You can save your money, yes. But how long will you live for? 20 years after? 30 years? If you just have a savings account then you will either be spending too little or get to a point where you have no money left.

A savings pot is designed to grow with investment, ensuring that you have an income from that investment for however long you live for after retirement. But currently people are living longer than expected, the economy is worse than expected and so there's a demand for greater money but less of a return on investments to meet that demand.

It's all hell.

I think this taps into much deeper problems within a free market economy, pay is disproportionate to the work people do. Anyone who questions this is accused of being a hypocrit for wanting something for nothing, or a communist who wants to destroy democracy and civilisation as we know it.
Except teachers aren't child minders. Parents are legally obliged to send their children to school, if they weren't then there'd be a free market and teachers still wouldn't be earning any more than they do now, and you want to know why...

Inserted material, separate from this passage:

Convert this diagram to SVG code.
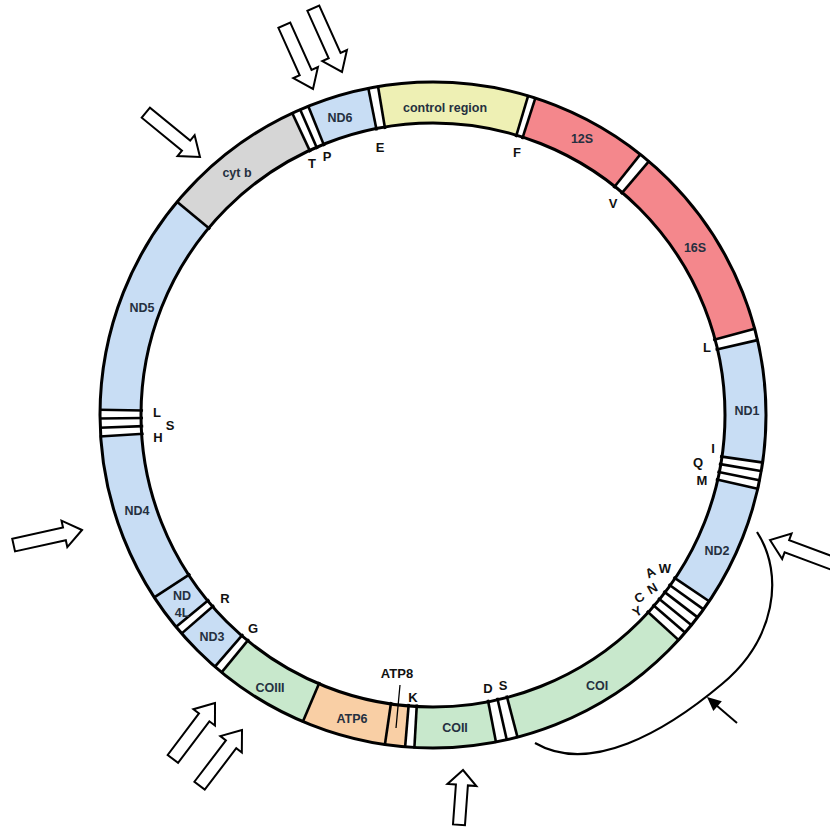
<svg xmlns="http://www.w3.org/2000/svg" xmlns:xlink="http://www.w3.org/1999/xlink" width="830" height="828" viewBox="0 0 830 828">
<style>
.seg{fill:none;stroke-width:41}
.nd{stroke:#c8ddf4}.cr{stroke:#eef0b4}.rr{stroke:#f4878c}.cy{stroke:#d6d6d6}.co{stroke:#c8e8cc}.at{stroke:#f9cfa5}.wt{stroke:#ffffff}
.tk{stroke:#000;stroke-width:2.6}
.lb{font-family:"Liberation Sans",Arial,sans-serif;font-weight:bold;font-size:12.5px;fill:#253040;text-anchor:middle}
.tr{font-family:"Liberation Sans",Arial,sans-serif;font-weight:bold;font-size:13px;fill:#111;text-anchor:middle}
.ar{fill:#fff;stroke:#000;stroke-width:2;stroke-linejoin:miter}
</style>
<defs>
<line id="tick" class="tk" x1="433" y1="125" x2="433" y2="81"/>
<path id="arr" d="M0,0 L-18,-13.5 L-18,-6.5 L-70,-6.5 L-70,6.5 L-18,6.5 L-18,13.5 Z"/>
<path id="arrS" d="M0,0 L-15,-14.5 L-15,-6 L-55,-6 L-55,6 L-15,6 L-15,14.5 Z"/>
</defs>
<rect width="830" height="828" fill="#fff"/>
<g id="ring" transform="rotate(-90 433 415)">
<circle class="seg wt" cx="433" cy="415" r="312.5"/>
<g id="ND6"><circle class="seg nd" cx="433" cy="415" r="312.5" pathLength="360" stroke-dasharray="10.8 349.2" stroke-dashoffset="-338"/></g>
<g id="control_region"><circle class="seg cr" cx="433" cy="415" r="312.5" pathLength="360" stroke-dasharray="26.1 333.9" stroke-dashoffset="-350.5"/></g>
<g id="S12"><circle class="seg rr" cx="433" cy="415" r="312.5" pathLength="360" stroke-dasharray="20.6 339.4" stroke-dashoffset="-17.9"/></g>
<g id="S16"><circle class="seg rr" cx="433" cy="415" r="312.5" pathLength="360" stroke-dasharray="34.6 325.4" stroke-dashoffset="-40.4"/></g>
<g id="ND1"><circle class="seg nd" cx="433" cy="415" r="312.5" pathLength="360" stroke-dasharray="21.2 338.8" stroke-dashoffset="-77"/></g>
<g id="ND2"><circle class="seg nd" cx="433" cy="415" r="312.5" pathLength="360" stroke-dasharray="21.2 338.8" stroke-dashoffset="-102.8"/></g>
<g id="COI"><circle class="seg co" cx="433" cy="415" r="312.5" pathLength="360" stroke-dasharray="32.8 327.2" stroke-dashoffset="-132.5"/></g>
<g id="COII"><circle class="seg co" cx="433" cy="415" r="312.5" pathLength="360" stroke-dasharray="14.1 345.9" stroke-dashoffset="-169.1"/></g>
<g id="ATP8"><circle class="seg at" cx="433" cy="415" r="312.5" pathLength="360" stroke-dasharray="3.5 356.5" stroke-dashoffset="-184.8"/></g>
<g id="ATP6"><circle class="seg at" cx="433" cy="415" r="312.5" pathLength="360" stroke-dasharray="14.7 345.3" stroke-dashoffset="-188.3"/></g>
<g id="COIII"><circle class="seg co" cx="433" cy="415" r="312.5" pathLength="360" stroke-dasharray="16.4 343.6" stroke-dashoffset="-203"/></g>
<g id="ND3"><circle class="seg nd" cx="433" cy="415" r="312.5" pathLength="360" stroke-dasharray="8.1 351.9" stroke-dashoffset="-220.9"/></g>
<g id="ND4L"><circle class="seg nd" cx="433" cy="415" r="312.5" pathLength="360" stroke-dasharray="6.3 353.7" stroke-dashoffset="-230.5"/></g>
<g id="ND4"><circle class="seg nd" cx="433" cy="415" r="312.5" pathLength="360" stroke-dasharray="29.5 330.5" stroke-dashoffset="-236.8"/></g>
<g id="ND5"><circle class="seg nd" cx="433" cy="415" r="312.5" pathLength="360" stroke-dasharray="38.9 321.1" stroke-dashoffset="-270.9"/></g>
<g id="cytb"><circle class="seg cy" cx="433" cy="415" r="312.5" pathLength="360" stroke-dasharray="25.2 334.8" stroke-dashoffset="-309.8"/></g>
</g>
<g id="boundaries">
<use href="#tick" transform="rotate(348.8 433 415)"/><use href="#tick" transform="rotate(350.5 433 415)"/>
<use href="#tick" transform="rotate(16.6 433 415)"/><use href="#tick" transform="rotate(17.9 433 415)"/>
<use href="#tick" transform="rotate(38.5 433 415)"/><use href="#tick" transform="rotate(40.4 433 415)"/>
<use href="#tick" transform="rotate(75 433 415)"/><use href="#tick" transform="rotate(77 433 415)"/>
<use href="#tick" transform="rotate(98.2 433 415)"/><use href="#tick" transform="rotate(99.7 433 415)"/><use href="#tick" transform="rotate(101.3 433 415)"/><use href="#tick" transform="rotate(102.8 433 415)"/>
<use href="#tick" transform="rotate(124 433 415)"/><use href="#tick" transform="rotate(125.7 433 415)"/><use href="#tick" transform="rotate(127.4 433 415)"/><use href="#tick" transform="rotate(129.1 433 415)"/><use href="#tick" transform="rotate(130.8 433 415)"/><use href="#tick" transform="rotate(132.5 433 415)"/>
<use href="#tick" transform="rotate(165.3 433 415)"/><use href="#tick" transform="rotate(167.2 433 415)"/><use href="#tick" transform="rotate(169.1 433 415)"/>
<use href="#tick" transform="rotate(183.2 433 415)"/><use href="#tick" transform="rotate(184.8 433 415)"/>
<use href="#tick" transform="rotate(188.3 433 415)"/>
<use href="#tick" transform="rotate(203 433 415)"/>
<use href="#tick" transform="rotate(219.4 433 415)"/><use href="#tick" transform="rotate(220.9 433 415)"/>
<use href="#tick" transform="rotate(229 433 415)"/><use href="#tick" transform="rotate(230.5 433 415)"/>
<use href="#tick" transform="rotate(236.8 433 415)"/>
<use href="#tick" transform="rotate(266.3 433 415)"/><use href="#tick" transform="rotate(267.8 433 415)"/><use href="#tick" transform="rotate(269.4 433 415)"/><use href="#tick" transform="rotate(270.9 433 415)"/>
<use href="#tick" transform="rotate(309.8 433 415)"/>
<use href="#tick" transform="rotate(335 433 415)"/><use href="#tick" transform="rotate(336.5 433 415)"/><use href="#tick" transform="rotate(338 433 415)"/>
<circle cx="433" cy="415" r="333" fill="none" stroke="#000" stroke-width="3"/>
<circle cx="433" cy="415" r="292" fill="none" stroke="#000" stroke-width="3"/>
</g>
<g id="gene_labels">
<text class="lb" x="340" y="122">ND6</text>
<text class="lb" x="445" y="112">control region</text>
<text class="lb" x="582" y="143">12S</text>
<text class="lb" x="695" y="252">16S</text>
<text class="lb" x="747" y="415">ND1</text>
<text class="lb" x="717" y="555">ND2</text>
<text class="lb" x="597" y="690">COI</text>
<text class="lb" x="455" y="732">COII</text>
<text class="lb" x="352" y="723">ATP6</text>
<text class="lb" x="270" y="692">COIII</text>
<text class="lb" x="212" y="641">ND3</text>
<text class="lb" x="182" y="600">ND</text>
<text class="lb" x="182" y="617">4L</text>
<text class="lb" x="137" y="515">ND4</text>
<text class="lb" x="142" y="312">ND5</text>
<text class="lb" x="237" y="177">cyt b</text>
</g>
<g id="trna_labels">
<text class="tr" x="312" y="168">T</text>
<text class="tr" x="327" y="161">P</text>
<text class="tr" x="380" y="152">E</text>
<text class="tr" x="517" y="157">F</text>
<text class="tr" x="613" y="208">V</text>
<text class="tr" x="707" y="352">L</text>
<text class="tr" x="713" y="453">I</text>
<text class="tr" x="698" y="467">Q</text>
<text class="tr" x="702" y="485">M</text>
<text class="tr" x="665" y="573">W</text>
<text class="tr" transform="rotate(-30 650 572)" x="650" y="577">A</text>
<text class="tr" transform="rotate(-30 652 588)" x="652" y="593">N</text>
<text class="tr" transform="rotate(-30 639 597)" x="639" y="602">C</text>
<text class="tr" transform="rotate(-30 637 611)" x="637" y="616">Y</text>
<text class="tr" x="488" y="693">D</text>
<text class="tr" x="503" y="690">S</text>
<text class="tr" x="413" y="702">K</text>
<text class="tr" x="253" y="633">G</text>
<text class="tr" x="225" y="603">R</text>
<text class="tr" x="157" y="417">L</text>
<text class="tr" x="170" y="430">S</text>
<text class="tr" x="158" y="442">H</text>
<g id="ATP8_label">
<text class="tr" x="397" y="678">ATP8</text>
<line x1="400" y1="685" x2="396" y2="728" stroke="#000" stroke-width="1.3"/>
</g>
</g>
<g id="connectors">
<use href="#arr" class="ar" transform="translate(313 89) rotate(65.8)"/>
<use href="#arr" class="ar" transform="translate(342 72) rotate(65.8)"/>
<use href="#arr" class="ar" transform="translate(200 157) rotate(39.3)"/>
<use href="#arr" class="ar" transform="translate(82 530) rotate(-12.4)"/>
<use href="#arr" class="ar" transform="translate(215 703) rotate(-53)"/>
<use href="#arr" class="ar" transform="translate(242 730) rotate(-52.7)"/>
<use href="#arrS" class="ar" transform="translate(463 770) rotate(-85.8)"/>
<use href="#arr" class="ar" transform="translate(770 540) rotate(200.4)"/>
<path d="M757,532 C785,575 775,640 722,684 C665,732 590,775 535,743" fill="none" stroke="#000" stroke-width="2.2"/>
<line x1="737" y1="723" x2="716" y2="705" stroke="#000" stroke-width="2"/>
<path d="M0,0 L-14,-6.5 L-14,6.5 Z" fill="#000" transform="translate(707 697) rotate(220.9)"/>
</g>
</svg>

... Teachers don't progress.

I recently had a rather heated discussion with my girlfriend about this. She's very clever and wants to be a teacher, and she's very good at it (loads of experience before she even got on her PGCE). But when I asked her where she found the challenge or the progression in teaching she thought I was being insulting. Teachers see the challenge in every child, every year and in every class. To become a better teacher they simply achieve better results from a fairly consistent pool of students.

As an engineering grad I couldn't understand this, it'd be like designing the same bridge again and again with just a different colour. No increase in responsibility, no promotion.

And that's the thing with teachers, many don't even want to progress to higher pay grades because the higher they go, generally, the less teaching they do. Even as a deputy they will have seniority over relatively few staff compared to similar paid staff in any number of other jobs.

And this isn't to belittle teaching, I hope I will be a teacher one day, but while I think there should be far greater respect for teachers I don't believe that credits better pay.